The defense of necessity does not arise from a "choice" of several sources of action; it is instead based on a real emergency. It may be asserted only by a defendant who was confronted with a crisis as a personal danger, a crisis that did not permit a selection from among several solutions, some of which would not have involved criminal acts. In the instant case there were several alternative courses of action, not involving bank robbery, to cure defendant's alcoholism and to prevent him from injuring himself and others while driving an automobile. He has made no showing that meets the minimum standards for an instruction on this defense.

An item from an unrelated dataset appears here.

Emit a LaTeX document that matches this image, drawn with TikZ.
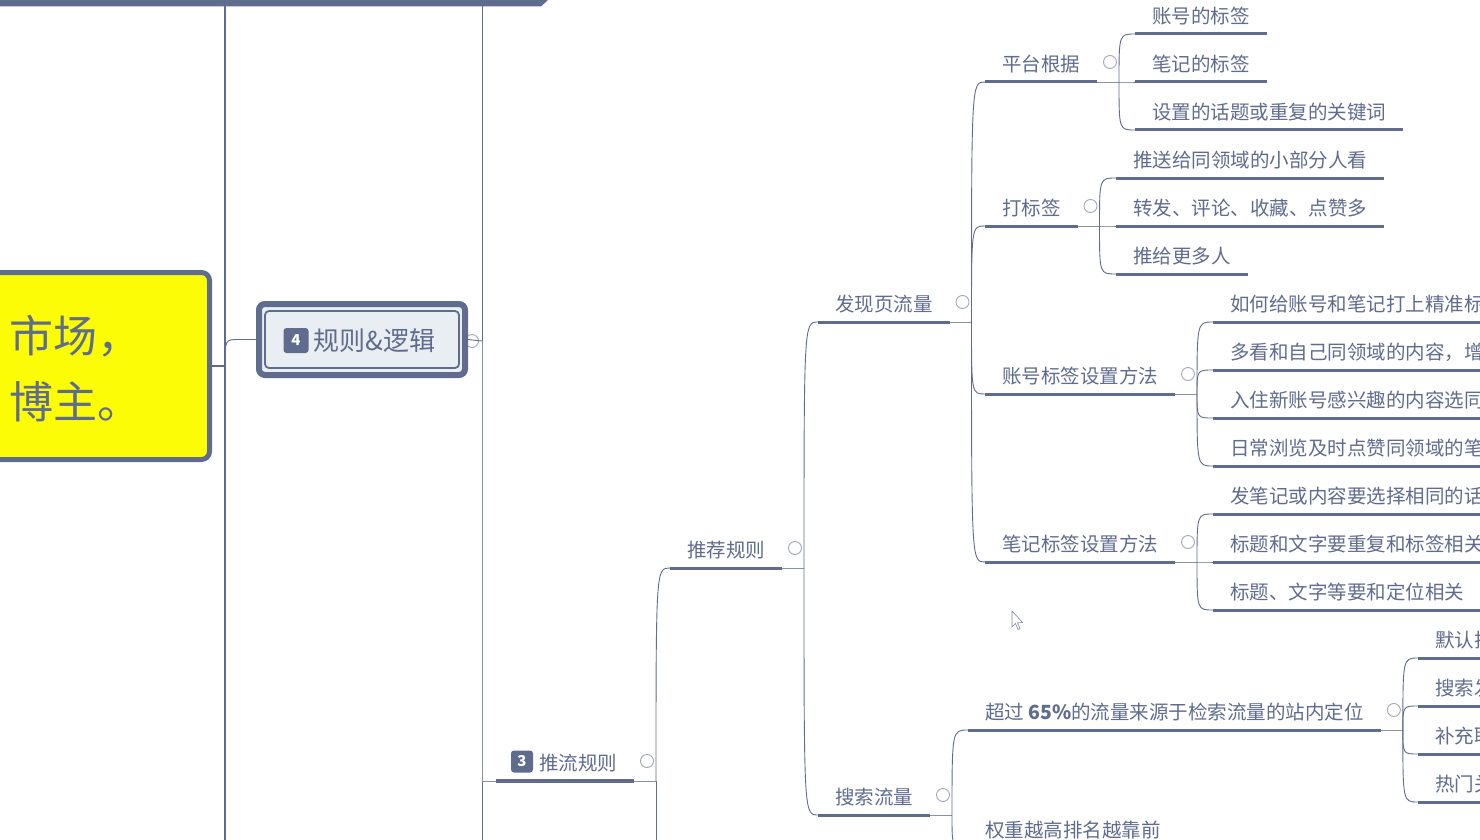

The tendered instruction read as follows:
An act which would otherwise be a crime may be excused if the person accused can show that it was done only in order to avoid consequences which could not otherwise be avoided, and which, had they failed, would inflict upon him, or upon others whom he was bound to protect, inevitable or unavoidable evil; that no more was done than was reasonably necessary for that purpose; and that the evil inflicted by it was not disproportionate to the evil avoided.